Forget all that. What really matters is that the overpaid, probably hungover, definitely depressed former B-student and ongoing mediocrity to whom you have entrusted the raising of your children not be allowed to impart to them just one particular opinion from her idiotic and invariably left-wing stable of certified bad takes: the terrible, post-modernist, un-American specter of critical race theory, or anti-racism, or wokeness, or whatever decidedly not scary and not catchy label we’ve landed on today for the most boring bogeyman in the history of political propaganda.
Now, don’t get me wrong, CRT is bad—stupid and malicious and, wherever it takes hold, corrosive both to right thinking and to proper social order. But so is, well, just about everything you ought to expect from a school run by the government. The difference between a public school where wokeness is official policy and a public school where wokeness has been banned de jure is pretty much negligible. Discontented thirty-something liberal white women, much like the poor, will be with us always; as long as they have a tried-and-true way to collect a tax-backed paycheck while handing down some share of their neuroses to the next generation, you can be sure they’re going to take it, whether or not laws are on the books restricting the transmission of one neurosis or another.
If you want to actually escape the problem, you’ll have to homeschool your kids, or put them in a solid private school (the costs of which are not so prohibitive as certain stakeholders in the reigning order would like you to think). If you want to actually solve the problem, you’ll have to abolish the Department of Education. Or you can just be comforted by the fact that your kids—if they are normal, healthy human beings—aren’t actually listening to their teachers anyway.
Why, then, has a univocal chorus of right-wing thought-leaders, pundits, and politicians announced ten times a day for the last six months that CRT is the dragon to be vanquished by people of goodwill in the American public square? The probable answer is market research: Some well-compensated pollster is certain to have told some well-positioned politico somewhere along the way that this is a winning issue.
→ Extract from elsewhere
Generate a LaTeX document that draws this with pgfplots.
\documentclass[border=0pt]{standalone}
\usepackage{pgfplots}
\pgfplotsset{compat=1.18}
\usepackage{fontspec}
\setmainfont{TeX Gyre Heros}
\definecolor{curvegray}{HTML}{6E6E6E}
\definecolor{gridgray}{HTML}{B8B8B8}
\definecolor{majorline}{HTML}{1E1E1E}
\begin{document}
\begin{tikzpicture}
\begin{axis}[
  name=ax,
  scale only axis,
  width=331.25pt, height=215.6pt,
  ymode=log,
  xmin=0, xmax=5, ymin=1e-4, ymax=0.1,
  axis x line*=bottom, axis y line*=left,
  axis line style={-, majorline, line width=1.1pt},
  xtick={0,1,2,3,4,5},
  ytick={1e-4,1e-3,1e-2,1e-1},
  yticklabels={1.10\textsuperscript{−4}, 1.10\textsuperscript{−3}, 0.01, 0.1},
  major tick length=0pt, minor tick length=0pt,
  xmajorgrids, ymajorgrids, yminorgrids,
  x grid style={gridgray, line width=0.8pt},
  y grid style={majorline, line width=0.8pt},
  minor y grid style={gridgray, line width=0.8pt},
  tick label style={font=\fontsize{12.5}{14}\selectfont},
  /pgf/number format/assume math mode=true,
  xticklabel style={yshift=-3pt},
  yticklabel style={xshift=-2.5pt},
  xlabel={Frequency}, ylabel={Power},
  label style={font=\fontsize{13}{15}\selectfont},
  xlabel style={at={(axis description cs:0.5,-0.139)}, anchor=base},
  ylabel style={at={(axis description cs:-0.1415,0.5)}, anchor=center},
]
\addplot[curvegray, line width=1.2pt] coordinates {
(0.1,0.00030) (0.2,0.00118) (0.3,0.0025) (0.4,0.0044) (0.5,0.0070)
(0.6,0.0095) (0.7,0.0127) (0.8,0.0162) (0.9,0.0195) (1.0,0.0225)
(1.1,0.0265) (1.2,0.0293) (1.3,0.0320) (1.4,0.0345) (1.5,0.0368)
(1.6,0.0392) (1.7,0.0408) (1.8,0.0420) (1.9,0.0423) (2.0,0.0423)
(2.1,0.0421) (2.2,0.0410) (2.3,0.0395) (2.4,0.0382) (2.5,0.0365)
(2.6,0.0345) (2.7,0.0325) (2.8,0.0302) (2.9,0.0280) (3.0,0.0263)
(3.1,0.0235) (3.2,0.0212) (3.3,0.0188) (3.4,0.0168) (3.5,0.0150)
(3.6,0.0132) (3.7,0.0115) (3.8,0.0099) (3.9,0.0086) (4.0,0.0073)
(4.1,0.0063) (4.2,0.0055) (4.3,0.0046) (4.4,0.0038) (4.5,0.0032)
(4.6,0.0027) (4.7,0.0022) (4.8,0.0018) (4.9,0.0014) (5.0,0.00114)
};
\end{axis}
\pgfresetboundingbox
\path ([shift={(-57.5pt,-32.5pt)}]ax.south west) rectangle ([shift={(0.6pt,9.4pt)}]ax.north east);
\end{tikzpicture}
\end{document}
He may have been right. As many observers have noticed, a number of suburban parents are sufficiently outraged to take a stand against their local school boards. That outrage may translate to votes in the midterms, and even in 2024—especially in suburbs where the squabble is most heated and where (coincidentally) Democrats gained big last time around. The number of Republicans in the U.S. Senate may squeak up from 50 to 51; in the House from 211 to 218; some state legislatures and governors’ mansions may even make the flip from blue to red.
Then what? Others have noted that the left’s racial monomania has conveniently redirected internal populist energies that seemed, even within the last decade, poised to make real change. But it has gone virtually unremarked upon that the right’s subsequent fixation on race radicalism likewise drains resources and attention away from other urgent causes. The unspoken message of our enemies in 2021—call them the left, the globalists, the elite, whatever—is, as many have noted, something like, “You’ll own nothing and like it.” If the best the right can muster in response is, “You’ll own nothing, but at least you’ll be distracted,” then we can win every election in every suburb from here to California and it won’t make a modicum of a difference.
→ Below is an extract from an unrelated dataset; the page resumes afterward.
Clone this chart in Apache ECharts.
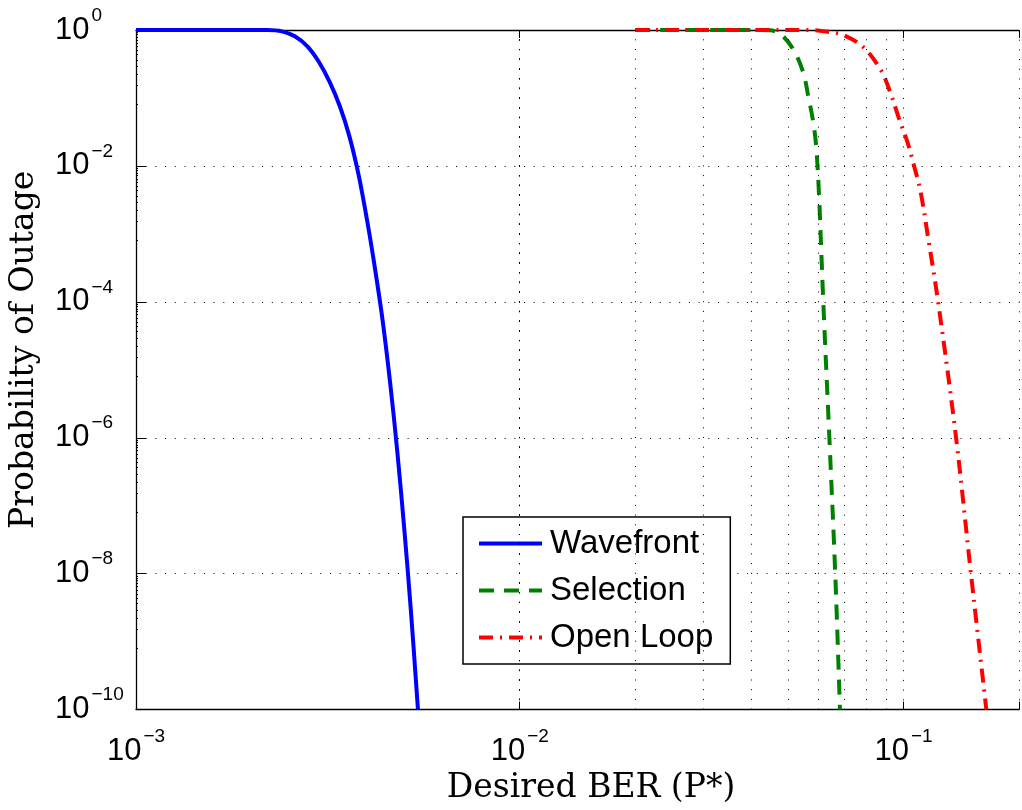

In an America led by the CRT-obsessed GOP, your pansexual, gender-fluid kids will live alone in studio apartments; eat something made to look like food with just enough nutrition to keep them alive, complacent, and hormonally imbalanced; work endless weeks in pointless jobs that all take place on screens; find pleasure, or something like it, primarily on the screen as well; and get just enough material goods delivered by drone to make it all feel fine, all while watching their overlords shoot themselves to space for fun. But at least they won’t be saddled with white guilt.